Do you know if an Azure LoadBalancer is FTP-Aware?
No, I have no knowledge of the Azure LB.
Which means that FTP-awareness is not necessary, as any packet arriving at public_ip:port_n is forwarded to private_ip:port_n, i.e. there is no need to analyse FTP messages, create dynamic public_ip:port_y to private_ip:port_x mappings, and modifying the port number in the FTP messages. Normally, the NAT device would have to modify the IP address indicated inside the
227 Entering Passive Mode
before forwarding the packet so that the client could initiate the TCP session for ftp-data properly, but in your case, it seems the server is configured to send the public IP in the 227 so the NAT doesn't have to modify it. (To make the picture complete: some clients can detect server side NAT by difference between the IP to which they have opened the control session and the IP indicated in the 227).Your capture shows that the 40.69.0.11 does not attempt to talk to the FTP server at control level, so its attempt to open a TCP session to port 50044 is not triggered by previous FTP control communication. As the TCP session is established by 40.69.0.11 acting as a client accessing a "high" server port (50044) from a "low" client port (1336), and as it actively sends a RST right after successfully establishing the session, my guess is that there is some malware running at 40.69.0.11, port-scanning the public IP of your NAT, and that either the FTP server application itself doesn't like two clients using the same ip:port tuple, or some security algorithm running on the machine is allergic to such thing to happen.

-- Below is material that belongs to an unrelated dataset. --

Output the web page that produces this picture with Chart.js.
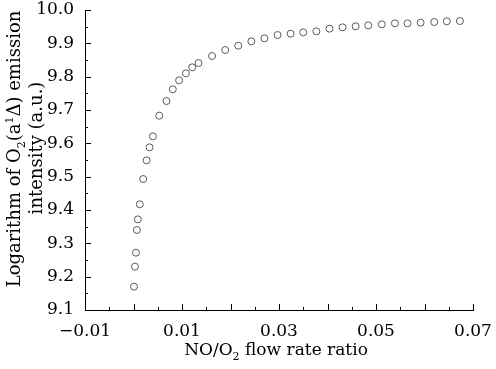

So I'd recommend to capture for a longer time, to catch more events where the FTP server sends a RST to the ftp-data connection, and check whether the event signature is the same, i.e. that these ftp-data connections are terminated using a RST soon after a TCP session from an IP not belonging to the FTP client gets established to the same local port (and then terminated using a RST) while a "legal" session is in progress.
If this proves to be true, you may have to implement some security device, implementing dynamic blacklisting techniques, to protect your FTP server from this type of port-scanning activity while keeping your FTP service accessible from any public IP. The dynamic blacklisting can, however, only reduce the number of these collisions, not eliminate them completely.

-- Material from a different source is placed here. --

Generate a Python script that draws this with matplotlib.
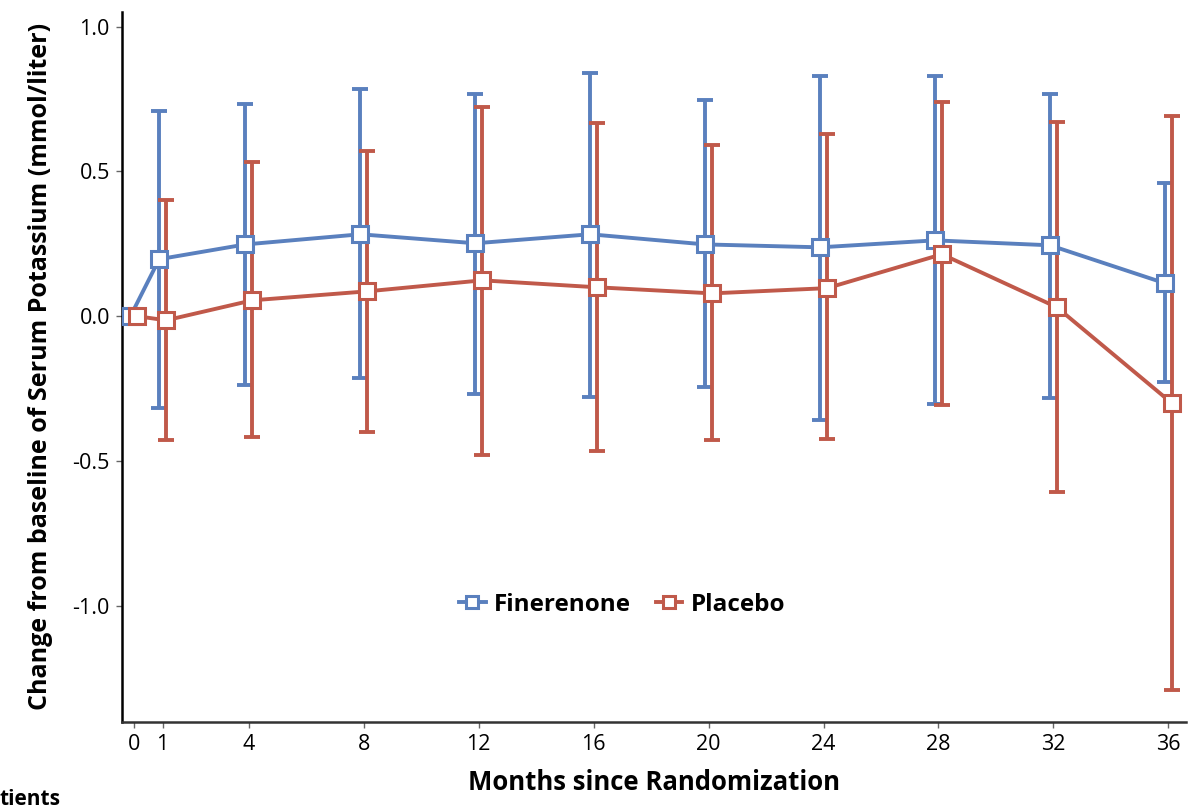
import numpy as np
import matplotlib
matplotlib.use("Agg")
import matplotlib.pyplot as plt

plt.rcParams['font.family'] = ['Open Sans', 'DejaVu Sans']

# ---------- data ----------
months = [0, 1, 4, 8, 12, 16, 20, 24, 28, 32, 36]

fin_mean = [0.0, 0.197, 0.248, 0.283, 0.252, 0.283, 0.248, 0.238, 0.262, 0.245, 0.114]
fin_hi   = [0.0, 0.710, 0.734, 0.783, 0.769, 0.841, 0.745, 0.831, 0.831, 0.769, 0.459]
fin_lo   = [0.0, -0.317, -0.238, -0.214, -0.269, -0.279, -0.245, -0.359, -0.303, -0.283, -0.228]

pla_mean = [0.0, -0.014, 0.055, 0.086, 0.124, 0.100, 0.079, 0.097, 0.214, 0.031, -0.300]
pla_hi   = [0.0, 0.400, 0.531, 0.572, 0.724, 0.666, 0.593, 0.628, 0.741, 0.672, 0.693]
pla_lo   = [0.0, -0.428, -0.417, -0.400, -0.479, -0.466, -0.428, -0.424, -0.307, -0.607, -1.290]

blue = '#5A80BE'
red = '#C0594A'

fig = plt.figure(figsize=(12, 8.1), dpi=100)
ax = fig.add_axes([0.102, 0.109, 0.886, 0.876])

def draw(ax, x, mean, lo, hi, color, label):
    x = np.asarray(x, float)
    mean = np.asarray(mean)
    err = np.vstack([mean - np.asarray(lo), np.asarray(hi) - mean])
    has = err.sum(axis=0) > 0
    ax.errorbar(x[has], mean[has], yerr=err[:, has], fmt='none', ecolor=color,
                elinewidth=2.8, capsize=6, capthick=2.8, zorder=2)
    ax.plot(x, mean, color=color, lw=2.8, marker='s', ms=11,
            mfc='white', mec=color, mew=2.2, label=label, zorder=3)

m = np.asarray(months, float)
draw(ax, m - 0.12, fin_mean, fin_lo, fin_hi, blue, 'Finerenone')
draw(ax, m + 0.12, pla_mean, pla_lo, pla_hi, red, 'Placebo')

ax.set_xlim(-0.4, 36.6)
ax.set_ylim(-1.4, 1.05)
ax.set_xticks(months)
ax.set_yticks([1.0, 0.5, 0.0, -0.5, -1.0])
ax.set_yticklabels(['1.0', '0.5', '0.0', '-0.5', '-1.0'])
ax.tick_params(labelsize=15.5, length=4, width=1, color='#666666', pad=5)

for s in ['top', 'right']:
    ax.spines[s].set_visible(False)
ax.spines['left'].set_linewidth(1.8)
ax.spines['left'].set_color('black')
ax.spines['bottom'].set_linewidth(1.8)
ax.spines['bottom'].set_color('#333333')

ax.set_xlabel('Months since Randomization', fontsize=18.5, fontweight='bold', labelpad=10)
ax.set_ylabel('Change from baseline of Serum Potassium (mmol/liter)', fontsize=18,
              fontweight='bold', labelpad=14)

leg = ax.legend(loc='center', bbox_to_anchor=(0.47, 0.165), ncol=2, frameon=False,
                prop={'weight': 'bold', 'size': 17.5}, handlelength=1.1,
                columnspacing=1.0, handletextpad=0.35, markerscale=0.75)

fig.text(0.0, 0.0, 'tients', fontsize=15, fontweight='bold', va='bottom')

fig.savefig('out.png', dpi=100)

To me it looks as my VM (100.74.32.152) sends a TCP reset to the customer/client ip (77.243.43.254). The TCP reset gets an acknowledgement from the ip 40.69.0.11 - which is a Microsoft IP address. I have trouble understanding why the TCP reset i initiated by the VM and why the acknowledgement doesn't come from the destination ip?

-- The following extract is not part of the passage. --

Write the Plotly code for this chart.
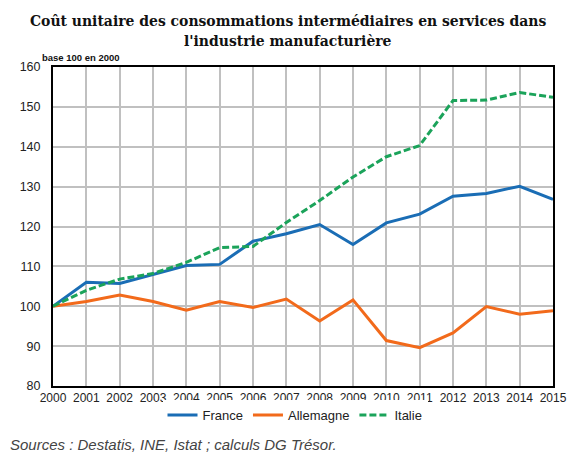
import plotly.graph_objects as go

years = list(range(2000, 2016))
france = [100, 106.0, 105.7, 108.0, 110.2, 110.5, 116.3, 118.2, 120.5, 115.5, 120.9, 123.1, 127.6, 128.3, 130.1, 126.8]
allemagne = [100, 101.2, 102.8, 101.2, 99.0, 101.2, 99.7, 101.8, 96.3, 101.6, 91.4, 89.6, 93.3, 99.9, 98.0, 98.9]
italie = [100, 104.0, 106.8, 108.2, 111.0, 114.7, 115.0, 121.0, 126.5, 132.4, 137.5, 140.3, 151.6, 151.7, 153.6, 152.4]

title_lines = ["Coût unitaire des consommations intermédiaires en services dans",
               "l'industrie manufacturière"]

fig = go.Figure()
fig.add_trace(go.Scatter(x=years, y=france, name="France", mode="lines",
                         line=dict(color="#1A6DB5", width=3)))
fig.add_trace(go.Scatter(x=years, y=allemagne, name="Allemagne", mode="lines",
                         line=dict(color="#F26A1B", width=3)))
fig.add_trace(go.Scatter(x=years, y=italie, name="Italie", mode="lines",
                         line=dict(color="#1BA35A", width=3, dash="7px,3px")))

fig.add_shape(type="line", xref="paper", yref="y", x0=0, x1=1, y0=100, y1=100,
              line=dict(color="black", width=1.2), layer="below")

fig.update_layout(
    width=578, height=468,
    margin=dict(l=39, r=33, t=59, b=90),
    paper_bgcolor="white", plot_bgcolor="white",
    font=dict(family="Liberation Sans, Arial", size=12, color="#222"),
    showlegend=True,
    legend=dict(orientation="h", x=0.484, xanchor="center", y=-0.044, yanchor="top",
                font=dict(size=13, color="#222"), itemwidth=30, tracegroupgap=0),
    xaxis=dict(range=[2000, 2015], tickmode="array", tickvals=years,
               ticktext=[str(y) for y in years], showgrid=True, gridcolor="#C0C0C0",
               gridwidth=2, showline=True, linecolor="black", linewidth=2, mirror=True,
               ticks="", zeroline=False, tickfont=dict(size=12, color="#222")),
    yaxis=dict(range=[80, 160], dtick=10, showgrid=True, gridcolor="#C0C0C0",
               gridwidth=2, showline=True, linecolor="black", linewidth=2, mirror=True,
               ticks="", zeroline=False, ticklabelstandoff=8,
               tickfont=dict(size=12.5, color="#222")),
)

for i, line in enumerate(title_lines):
    fig.add_annotation(text="<b>" + line + "</b>", xref="paper", yref="paper",
                       x=0.47, y=1.147 - i * 0.063, xanchor="center", yanchor="middle",
                       showarrow=False,
                       font=dict(family="DejaVu Serif Condensed, Liberation Serif", size=15.5, color="#111"))

fig.add_annotation(text="<b>base 100 en 2000</b>", xref="paper", yref="paper",
                   x=-0.026, y=1.0, xanchor="left", yanchor="bottom", showarrow=False,
                   align="left", font=dict(size=9.5, color="#111"), yshift=2)
fig.add_annotation(text="<i>Sources : Destatis, INE, Istat ; calculs DG Trésor.</i>",
                   xref="paper", yref="paper", x=-0.091, y=-0.15, xanchor="left",
                   yanchor="top", showarrow=False, align="left",
                   font=dict(size=15, color="#444"))

fig.write_html("out.html")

Unfortunately Microsoft can't explain why this IP is involved in the conversation.
Think about the events in correct order. Yes, you are right that the RST from the 40... address comes after your server has sent a RST itself, but your server has sent the RST after it has received an ACK packet to its SYN,ACK packet from both the 40... and the 77...
So whether the 40... actually acknowledges the RST which you have sent to the 77... or whether it sends its RST spontaneously is not so important because the Bad Thing has happened already before.
(plus if the 40...'s RST packet was an acknowledge to the 100...'s RST packet, its absolute ack number would have to match the absolute seq number of the 100...'s RST packet, which it doesn't).
So I keep my opinion that the 40... has been hijacked and is port-scanning the internet without knowledge of its administrator.
It could theoretically also be a man in the middle situation: any machine on the path between your site and the real 40... has the possibility to spoof packets, impersonating the 40..., and intercept and drop the responses.
Yet another, even more theoretical, possibility is that the real source is not 40... but something else and that the NAT changes the source address to 40...
If you want to know more, you have to capture at the public side of the NAT simultaneously with capturing at the FTP server, and compare the traces.